The Miwok by no means lived from hand to mouth, but preserved and stored large quantities of food. Acorns and seeds were stored without special preparation. Greens and grasshoppers were steamed and dried before packing away. Meat and fish were dried and stored. Large, flat-bottomed, twined baskets (hupulu, C) were the containers most frequently used for foods other than acorns.

The meat of the large mammals, especially deer, was dried in long, thin strips, by either hanging it on trees or bushes to expose to the air and sunlight, or by curing on a babracot about eighteen inches above a small fire. Care was taken to remove all fat, which was kept in a small hupulu basket and eaten raw. One Central Miwok informant mentioned the storage of deer meat in a cedar-bark-lined pit, where it was mixed with salt and would keep for two or three weeks. It seems doubtful if the use of salt as a preservative is aboriginal. For temporary preservation between meals, meat was sometimes covered with earth.

Both mountain quail and valley quail, snared in large numbers in the spring, were dried for later consumption. The feathers were removed, and the breasts cut open, because too thick to dry properly otherwise. A sufficient quantity might thus be preserved to supply a family all summer. Although mourning doves were abundant, they were not preserved.

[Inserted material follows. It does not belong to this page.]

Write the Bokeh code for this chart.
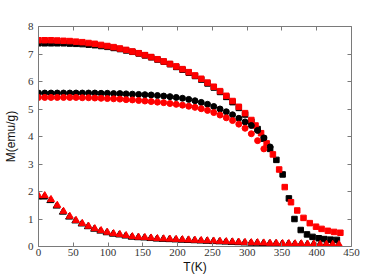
from bokeh.plotting import figure
from bokeh.models import LinearAxis, Range1d, FixedTicker
from bokeh.embed import file_html
from bokeh.resources import INLINE

# ---------------- data ----------------
t_black_sq = [0, 9, 18, 27, 36, 45, 54, 63, 72, 81, 90, 99, 108, 117, 126, 135, 144, 153, 162, 171,
              180, 189, 198, 207, 216, 225, 234, 243, 252, 261, 270, 279, 288, 297, 306, 315, 324, 333,
              342, 351, 360, 368, 377, 386, 394, 403, 411, 420, 429]
m_black_sq = [7.39, 7.39, 7.39, 7.39, 7.39, 7.38, 7.37, 7.36, 7.34, 7.32, 7.29, 7.26, 7.22, 7.18, 7.13,
              7.08, 7.02, 6.95, 6.88, 6.80, 6.72, 6.63, 6.53, 6.43, 6.32, 6.20, 6.07, 5.93, 5.78, 5.62,
              5.44, 5.25, 5.04, 4.80, 4.54, 4.27, 3.92, 3.55, 3.15, 2.62, 1.75, 1.00, 0.60, 0.44, 0.35,
              0.30, 0.27, 0.25, 0.24]

t_red_sq = [0, 9, 18, 27, 36, 45, 54, 63, 72, 81, 90, 99, 108, 117, 126, 135, 144, 153, 162, 171,
            180, 189, 198, 207, 216, 225, 234, 243, 252, 261, 270, 279, 288, 297, 306, 312, 320, 328,
            337, 346, 354, 363, 372, 381, 390, 399, 407, 416, 425, 434]
m_red_sq = [7.50, 7.50, 7.50, 7.49, 7.48, 7.47, 7.45, 7.43, 7.40, 7.37, 7.33, 7.29, 7.25, 7.20, 7.15,
            7.09, 7.03, 6.96, 6.89, 6.81, 6.73, 6.64, 6.55, 6.45, 6.34, 6.22, 6.10, 5.96, 5.81, 5.65,
            5.48, 5.29, 5.08, 4.85, 4.60, 4.40, 4.12, 3.75, 3.35, 2.80, 2.16, 1.61, 1.31, 1.04, 0.85,
            0.72, 0.64, 0.57, 0.53, 0.50]

t_black_ci = [0, 9, 18, 27, 36, 45, 54, 63, 72, 81, 90, 99, 108, 117, 126, 135, 144, 153, 162, 171,
              180, 189, 198, 207, 216, 225, 234, 243, 252, 261, 270, 279, 288, 297, 306, 315, 324, 333]
m_black_ci = [5.58, 5.58, 5.58, 5.58, 5.58, 5.58, 5.58, 5.58, 5.58, 5.58, 5.57, 5.57, 5.56, 5.56, 5.55,
              5.54, 5.53, 5.52, 5.51, 5.49, 5.47, 5.45, 5.42, 5.39, 5.35, 5.30, 5.24, 5.17, 5.09, 5.00,
              4.90, 4.79, 4.66, 4.53, 4.40, 4.22, 3.95, 3.62]

t_red_ci = [0, 9, 18, 27, 36, 45, 54, 63, 72, 81, 90, 99, 108, 117, 126, 135, 144, 153, 162, 171,
            180, 189, 198, 207, 216, 225, 234, 243, 252, 261, 270, 279, 288, 297, 306, 315, 324]
m_red_ci = [5.42, 5.42, 5.42, 5.42, 5.42, 5.42, 5.42, 5.41, 5.41, 5.40, 5.39, 5.38, 5.37, 5.36, 5.34,
            5.33, 5.31, 5.29, 5.27, 5.25, 5.23, 5.20, 5.17, 5.14, 5.10, 5.06, 5.01, 4.95, 4.87, 4.78,
            4.68, 4.58, 4.45, 4.30, 4.10, 3.85, 3.55]

t_tri = [0, 9, 18, 27, 36, 45, 54, 63, 72, 81, 90, 99, 108, 117, 126, 135, 144, 153, 162, 171,
         180, 189, 198, 207, 216, 225, 234, 243, 252, 261, 270, 279, 288, 297, 306, 315, 324, 333,
         342, 351, 360, 369, 378, 387, 396, 405, 414, 423, 432]
m_red_tri = [1.85, 1.85, 1.71, 1.50, 1.28, 1.10, 0.95, 0.84, 0.74, 0.65, 0.58, 0.52, 0.47, 0.44, 0.40,
             0.36, 0.34, 0.33, 0.31, 0.29, 0.28, 0.27, 0.26, 0.25, 0.24, 0.23, 0.22, 0.21, 0.20, 0.19,
             0.18, 0.17, 0.16, 0.15, 0.14, 0.14, 0.13, 0.12, 0.12, 0.11, 0.11, 0.10, 0.10, 0.09, 0.09,
             0.08, 0.08, 0.08, 0.07]
t_black_tri = [-1, 8, 17, 26, 35, 44, 53, 62, 71, 80, 89, 98, 107, 116, 125, 134, 143, 152, 161, 170,
               179, 188, 197, 206, 215, 224, 233, 242, 251, 260, 269, 278, 287, 296, 305, 314, 323, 332,
               341, 350, 359, 368, 377, 386, 395, 404, 413, 422, 431]
m_black_tri = [1.80, 1.80, 1.67, 1.47, 1.25, 1.07, 0.93, 0.82, 0.72, 0.63, 0.56, 0.50, 0.45, 0.42, 0.38,
               0.34, 0.32, 0.31, 0.29, 0.27, 0.26, 0.25, 0.24, 0.23, 0.22, 0.21, 0.20, 0.19, 0.18, 0.17,
               0.16, 0.15, 0.14, 0.13, 0.12, 0.12, 0.11, 0.10, 0.10, 0.09, 0.09, 0.08, 0.08, 0.07, 0.07,
               0.06, 0.06, 0.06, 0.05]

x_ticks = [0, 50, 100, 150, 200, 250, 300, 350, 400, 450]
y_ticks = [0, 1, 2, 3, 4, 5, 6, 7, 8]
x_label = "T(K)"
y_label = "M(emu/g)"

# ---------------- figure ----------------
p = figure(width=382, height=278, output_backend="svg", toolbar_location=None,
           x_range=Range1d(0, 450), y_range=Range1d(0, 8),
           min_border_left=36, min_border_right=31, min_border_top=26, min_border_bottom=32,
           background_fill_color="white", border_fill_color="white")
p.outline_line_color = None
p.grid.visible = False

frame_col = "#7a7a7a"
tick_font = "Liberation Serif"

def style_axis(ax, labels=True):
    ax.axis_line_color = frame_col
    ax.axis_line_width = 1
    ax.major_tick_line_color = frame_col
    ax.major_tick_in = 4
    ax.major_tick_out = 0
    ax.minor_tick_line_color = None
    ax.major_label_text_font = tick_font
    ax.major_label_text_font_size = "11px"
    ax.major_label_text_color = "#333333"
    ax.axis_label_text_font = "Liberation Sans"
    ax.axis_label_text_font_size = "12px"
    ax.axis_label_text_font_style = "normal"
    ax.axis_label_text_color = "#111111"

xa = p.xaxis[0]
xa.ticker = FixedTicker(ticks=x_ticks)
style_axis(xa)
xa.major_label_standoff = 2
xa.axis_label = x_label
xa.axis_label_standoff = 1
ya = p.yaxis[0]
ya.ticker = FixedTicker(ticks=y_ticks)
style_axis(ya)
ya.major_label_standoff = 5
ya.axis_label = y_label
ya.axis_label_standoff = 7

top = LinearAxis(ticker=FixedTicker(ticks=x_ticks))
style_axis(top, labels=False)
top.major_label_overrides = {t: "" for t in x_ticks}
p.add_layout(top, "above")
right = LinearAxis(ticker=FixedTicker(ticks=y_ticks))
style_axis(right, labels=False)
right.major_label_overrides = {t: "" for t in y_ticks}
p.add_layout(right, "right")

# ---------------- data marks ----------------
p.scatter(t_black_sq, m_black_sq, marker="square", size=5.5, color="black")
p.scatter(t_red_sq, m_red_sq, marker="square", size=5.5, color="red")
p.scatter(t_black_ci, m_black_ci, marker="circle", size=6, color="black")
p.scatter(t_red_ci, m_red_ci, marker="circle", size=6, color="red")
p.scatter(t_black_tri, m_black_tri, marker="triangle", size=7, color="black")
p.scatter(t_tri, m_red_tri, marker="triangle", size=7, color="red")

open("out.html", "w").write(file_html(p, INLINE))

Fish of various kinds, especially whitefish, trout, and salmon, were dried and stored in hupulu baskets. The fish were dried whole if small, or eviscerated first if large. They were spread on bushes for four or five days; or exposed on a babracot to the heat and smoke of a small fire. If there were salt to spare it might be sprinkled on the fish. Nothing was placed between the layers of fish. The mountain dwellers above the range of the salmon sometimes went downstream to catch salmon.